Une équipe de chercheurs INSERM/CNRS dirigée par Marc Poirot et Sandrine Silvente-Poirot a découvert une nouvelle molécule issue d’une voie métabolique du cholestérol, la dendrogénine A (DDA), capable de reprogrammer les cellules cancéreuses vers un phénotype proche de la normale et de protéger les cellules normales des dysrégulations oncogéniques. Dans « Nature Communication », ils apportent la preuve expérimentale de propriétés anticancéreuses. Dans un an ou deux, elle sera testée au cours d’un premier essai clinique dans la leucémie myéloïde aiguë.

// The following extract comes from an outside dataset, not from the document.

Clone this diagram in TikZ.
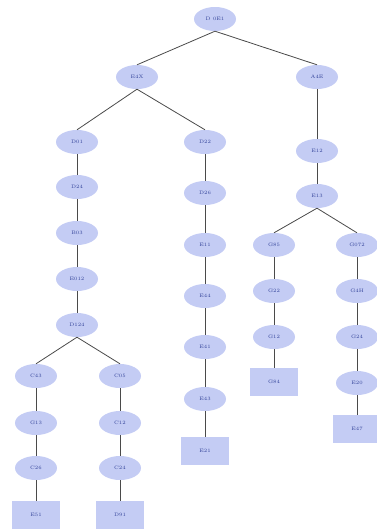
\documentclass[tikz,border=0pt]{standalone}
\usetikzlibrary{shapes.geometric}
\definecolor{nodefill}{HTML}{C4CCF4}
\definecolor{nodetext}{HTML}{34449A}
\definecolor{edgecol}{HTML}{4A4A4A}
\tikzset{
  base/.style={fill=nodefill, draw=none, text=nodetext, font=\fontsize{5}{6}\selectfont, inner sep=0pt},
  el/.style={base, ellipse, minimum width=42pt, minimum height=24pt},
  leaf/.style={base, rectangle, minimum width=48pt, minimum height=28pt},
  edge/.style={draw=edgecol, line width=0.8pt}
}
\begin{document}
\begin{tikzpicture}[x=1pt,y=-1pt]
\useasboundingbox (0,0) rectangle (376,530);
% top
\node[el] (r) at (215,19) {D 0E1};
\node[el] (a) at (137,77) {E4X};
\node[el] (b) at (317,77) {A4E};
% left chain
\node[el] (a1) at (77,142) {D01};
\node[el] (a2) at (77,187) {D24};
\node[el] (a3) at (77,233) {B03};
\node[el] (a4) at (77,279) {E012};
\node[el] (a5) at (77,325) {D124};
\node[el] (c1) at (36,376) {C43};
\node[el] (c2) at (36,423) {G13};
\node[el] (c3) at (36,468) {C26};
\node[leaf] (c4) at (36,515) {E51};
\node[el] (d1) at (120,376) {C05};
\node[el] (d2) at (120,423) {C12};
\node[el] (d3) at (120,468) {C24};
\node[leaf] (d4) at (120,515) {D91};
% middle chain
\node[el] (m1) at (205,142) {D22};
\node[el] (m2) at (205,193) {D26};
\node[el] (m3) at (205,245) {E11};
\node[el] (m4) at (205,296) {E44};
\node[el] (m5) at (205,347) {E41};
\node[el] (m6) at (205,399) {E43};
\node[leaf] (m7) at (205,451) {E21};
% right
\node[el] (b1) at (317,151) {E12};
\node[el] (b2) at (317,196) {E13};
\node[el] (g1) at (274,245) {G85};
\node[el] (g2) at (274,291) {G22};
\node[el] (g3) at (274,337) {G12};
\node[leaf] (g4) at (274,382) {G84};
\node[el] (h1) at (357,245) {G072};
\node[el] (h2) at (357,291) {G4H};
\node[el] (h3) at (357,337) {G24};
\node[el] (h4) at (357,383) {E20};
\node[leaf] (h5) at (357,429) {E47};
% edges
\foreach \p/\c in {r/a, r/b, a/a1, a/m1, a1/a2, a2/a3, a3/a4, a4/a5, a5/c1, a5/d1,
  c1/c2, c2/c3, c3/c4, d1/d2, d2/d3, d3/d4, m1/m2, m2/m3, m3/m4, m4/m5, m5/m6, m6/m7,
  b/b1, b1/b2, b2/g1, b2/h1, g1/g2, g2/g3, g3/g4, h1/h2, h2/h3, h3/h4, h4/h5}
  \draw[edge] (\p.south) -- (\c.north);
\end{tikzpicture}
\end{document}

« Cette substance a été découverte par notre équipe, elle n’était pas connue jusqu’alors. Elle constitue une nouvelle classe de cellules naturelles qui apparaissent dans les tissus normaux mais pas dans les tissus tumoraux. Une cellule cancéreuse abandonne ses propriétés normales – sécrétoires par exemple, au profit d’une division anarchique. La dendrogénine A est capable d’induire une reprogrammation de ces cellules vers un état proche de la normale », explique Marc Poirot. « La DDA est présente dans de nombreux tissus humains, reprend le chercheur, elle a un rôle protecteur vis-à-vis des cellules normales en les protégeant des dysrégulations oncogéniques par une activation du système immunitaire. »
La DDA est issue de la rencontre de plusieurs voies métaboliques, celle de dérivés du cholestérol et de l’histamine, dont la transformation enzymatique aboutit dans l’organisme à la DDA (voir schéma). Par quelle enzyme ? « Son nom n’est pas encore dévoilé, nous avons d’autres publications en cours sur ce sujet », promet le chercheur. Grâce à des techniques de criblage et de synthèse chimique, les chercheurs ont pu produire en laboratoire cette molécule. Dans une situation de xénogreffe, c’est-à-dire de greffe de tumeur humaine à une souris, l’administration DDA entraîne une mobilisation du système immunitaire dans la tumeur à des concentrations très faibles, contrôle la prolifération tumorale et améliore la survie.
La DDA est-elle un marqueur de cancer ?
« Oui mais ce n’est pas si simple, explique Marc Poirot, et les autres molécules qui appartiennent à cette nouvelle classe baissent également en cas de cancer. On pense qu’il serait plus exact de doser un ratio entre, d’une part, la DDA et les molécules parentes, et d’autre part, un dérivé qui se situe en amont de la voie métabolique et qui apparaît comme promoteur de la différenciation tumorale. Mais nous n’avons pas encore publié sur ce dérivé. »
En fait, le marqueur ne serait pas uniquement le cholestérol, que l’on a principalement associé aux tumeurs hormonodépendantes, en particulier les tumeurs de la prostate, mais tout ce qui concerne sa transformation et les gènes impliqués dans cette transformation. « Notre objectif est d’établir un tableau complet de cette voie métabolique, notamment de déterminer tous les époxydes du cholestérol », explique Marc Poirot.
Perspectives thérapeutiques
« Nous avons accumulé beaucoup de preuves de concept sur la DDA, poursuit Marc Poirot. C’est une molécule stable qui peut être fabriquée industriellement ; elle est d’ailleurs en cours de développement industriel. Nous sommes à un ou deux ans des premiers vrais essais cliniques. La première application sera la leucémie myéloïde aiguë. »
Pourquoi la LMA, puisque ce n’est pas un cancer hormonodépendant ? Par analogie avec les essais menés avec la vitamine A dans la LMA, vitamine A ou acide transrétinoïque dont les propriétés se rapprochent de celles de la DDA.
D’après un entretien avec Marc Poirot (unité Inserm 1037, Centre de recherche en cancérologie de Toulouse (Inserm/CNRS Université Toulouse III-Paul Sabatier).
Dendrogenin A arises from cholesterol and histamne metabolism and shows cell differenciation and anti-tumour properties. P de Medina et coll. Nature Communications 2013.